REPUBLIKA.CO.ID, JAKARTA -- Kementerian Riset, Teknologi dan Pendidikan Tinggi (Kemristekdikti) menegaskan bahwa profesor bukan gelar akademik melainkan jabatan tertinggi yang diraih oleh dosen.
"Profesor bukan gelar akademik melainkan jabatan tertinggi yang diraih oleh dosen. Jadi jika ada orang yang mendapatkan gelar profesor, maka itu tidak benar," ujar Direktur Jenderal Sumber Daya Iptek Dikti Kementerian Riset, Teknologi dan Pendidikan Tinggi (Kemristekdikti), Ali Ghufron Mukti, di Jakarta, Kamis (29/10).

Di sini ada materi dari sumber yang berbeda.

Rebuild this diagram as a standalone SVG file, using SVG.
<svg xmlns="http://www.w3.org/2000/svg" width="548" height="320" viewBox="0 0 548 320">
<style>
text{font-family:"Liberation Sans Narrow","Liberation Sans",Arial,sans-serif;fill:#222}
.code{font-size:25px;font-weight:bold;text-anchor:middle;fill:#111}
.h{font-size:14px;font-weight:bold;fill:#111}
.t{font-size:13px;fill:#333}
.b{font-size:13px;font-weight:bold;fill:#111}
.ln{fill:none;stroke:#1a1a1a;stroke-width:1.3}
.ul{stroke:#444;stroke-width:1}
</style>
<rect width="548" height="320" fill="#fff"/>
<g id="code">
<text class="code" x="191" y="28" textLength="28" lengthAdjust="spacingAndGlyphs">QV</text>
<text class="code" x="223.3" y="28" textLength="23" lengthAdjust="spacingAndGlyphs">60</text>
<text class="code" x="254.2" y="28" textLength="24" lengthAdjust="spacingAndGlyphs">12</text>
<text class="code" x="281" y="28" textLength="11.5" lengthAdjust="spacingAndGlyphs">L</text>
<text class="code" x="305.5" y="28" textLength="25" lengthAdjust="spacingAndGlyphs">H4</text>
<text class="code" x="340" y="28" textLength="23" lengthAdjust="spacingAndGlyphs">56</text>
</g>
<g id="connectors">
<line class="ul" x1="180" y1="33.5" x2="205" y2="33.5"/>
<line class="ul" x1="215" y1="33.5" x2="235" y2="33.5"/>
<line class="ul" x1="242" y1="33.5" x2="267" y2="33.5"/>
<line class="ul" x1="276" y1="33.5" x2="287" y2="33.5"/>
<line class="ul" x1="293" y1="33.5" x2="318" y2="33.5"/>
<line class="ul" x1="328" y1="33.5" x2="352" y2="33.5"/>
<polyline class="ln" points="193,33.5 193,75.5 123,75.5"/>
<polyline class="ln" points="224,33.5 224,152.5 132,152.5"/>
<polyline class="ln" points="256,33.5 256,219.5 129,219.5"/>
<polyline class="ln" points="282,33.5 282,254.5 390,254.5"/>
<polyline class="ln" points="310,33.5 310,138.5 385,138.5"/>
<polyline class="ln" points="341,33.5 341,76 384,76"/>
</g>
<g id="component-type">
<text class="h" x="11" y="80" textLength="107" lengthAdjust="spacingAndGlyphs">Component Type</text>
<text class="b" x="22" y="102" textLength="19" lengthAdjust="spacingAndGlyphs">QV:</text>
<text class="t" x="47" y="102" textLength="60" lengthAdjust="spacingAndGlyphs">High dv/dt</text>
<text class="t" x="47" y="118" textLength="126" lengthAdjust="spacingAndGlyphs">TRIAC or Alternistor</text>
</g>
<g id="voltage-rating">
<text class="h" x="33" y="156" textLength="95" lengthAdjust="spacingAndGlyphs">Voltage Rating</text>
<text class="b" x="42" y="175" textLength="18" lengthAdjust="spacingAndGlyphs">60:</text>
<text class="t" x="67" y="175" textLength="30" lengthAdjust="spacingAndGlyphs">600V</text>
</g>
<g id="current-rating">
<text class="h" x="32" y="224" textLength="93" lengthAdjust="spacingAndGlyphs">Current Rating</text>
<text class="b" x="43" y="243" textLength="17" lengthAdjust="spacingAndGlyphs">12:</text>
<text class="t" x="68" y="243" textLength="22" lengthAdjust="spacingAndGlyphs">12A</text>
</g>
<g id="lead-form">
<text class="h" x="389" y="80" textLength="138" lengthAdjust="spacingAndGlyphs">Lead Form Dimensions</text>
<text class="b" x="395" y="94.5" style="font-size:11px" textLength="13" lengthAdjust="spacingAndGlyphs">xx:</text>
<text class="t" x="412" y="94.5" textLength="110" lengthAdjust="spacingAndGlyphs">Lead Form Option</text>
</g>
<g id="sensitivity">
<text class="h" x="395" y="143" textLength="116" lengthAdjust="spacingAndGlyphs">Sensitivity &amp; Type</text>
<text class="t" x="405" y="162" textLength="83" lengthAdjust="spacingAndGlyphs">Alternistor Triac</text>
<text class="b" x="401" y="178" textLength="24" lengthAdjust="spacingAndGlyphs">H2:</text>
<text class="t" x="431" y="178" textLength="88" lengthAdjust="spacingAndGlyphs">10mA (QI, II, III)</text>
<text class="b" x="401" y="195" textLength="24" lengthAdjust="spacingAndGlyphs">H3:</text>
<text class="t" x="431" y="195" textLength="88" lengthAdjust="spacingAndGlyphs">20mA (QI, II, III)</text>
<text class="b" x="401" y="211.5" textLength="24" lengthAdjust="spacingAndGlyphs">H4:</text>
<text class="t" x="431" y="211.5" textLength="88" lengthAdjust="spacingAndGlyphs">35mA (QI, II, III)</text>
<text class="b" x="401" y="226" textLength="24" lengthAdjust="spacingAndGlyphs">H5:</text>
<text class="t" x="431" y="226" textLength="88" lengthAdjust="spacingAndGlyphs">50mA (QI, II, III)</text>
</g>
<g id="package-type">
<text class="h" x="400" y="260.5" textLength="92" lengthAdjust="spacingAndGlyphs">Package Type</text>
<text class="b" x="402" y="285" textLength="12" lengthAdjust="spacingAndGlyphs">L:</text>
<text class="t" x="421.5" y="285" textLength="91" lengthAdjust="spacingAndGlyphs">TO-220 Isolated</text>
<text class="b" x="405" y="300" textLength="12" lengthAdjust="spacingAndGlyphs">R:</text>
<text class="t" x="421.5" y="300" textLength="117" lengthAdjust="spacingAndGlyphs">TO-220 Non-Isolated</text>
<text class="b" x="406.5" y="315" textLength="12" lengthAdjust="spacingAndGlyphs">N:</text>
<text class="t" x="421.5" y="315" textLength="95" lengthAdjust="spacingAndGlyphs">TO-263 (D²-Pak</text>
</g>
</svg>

Untuk bisa mendapatkan jabatan profesor, lanjut dia, seorang dosen harus mengajar selama 10 tahun atau meraih nilai kredit mencapai 1.000. Sayangnya, masih banyak masyarakat yang salah kaprah mengenai profesor tersebut.
Sehingga tak jarang, yang rela merogoh kocek dalam-dalam hanya untuk mendapatkan profesor di depan namanya. "Oleh karena itu, kami mengadakan seminar yang membahas mengenai makna dan filosofi profesor. Tujuannya, agar masyarakat tak salah kaprah lagi menilai profesor," kata dia.
Guru Besar Kebijakan Publik Universitas Gadjah Mada, Prof Dr Sofian Effendi, menegaskan bahwa pemberian gelar profesor kehormatan semestinya tidak ada. "Semestinya tidak ada. Kalau doktor honoris causa ada, namun profesor tidak ada. Seandainya ada dari luar negeri, pastinya bukan berasal dari perguruan tinggi ternama," kata Sofian.
Saat ini, lanjut Sofian, terdapat kurang lebih 5.300 profesor di Tanah Air. Jumlah tersebut dinilai masih sangat kurang jika dibandingkan jumlah program studi yang mencapai 22 ribu. Hal itu menyebabkan banyak program studi yang tidak dikepalai oleh profesor.
"Itu menjadi sebab mengapa pada perankingan internasional kita selalu peringkat bawah," tukas Sofian.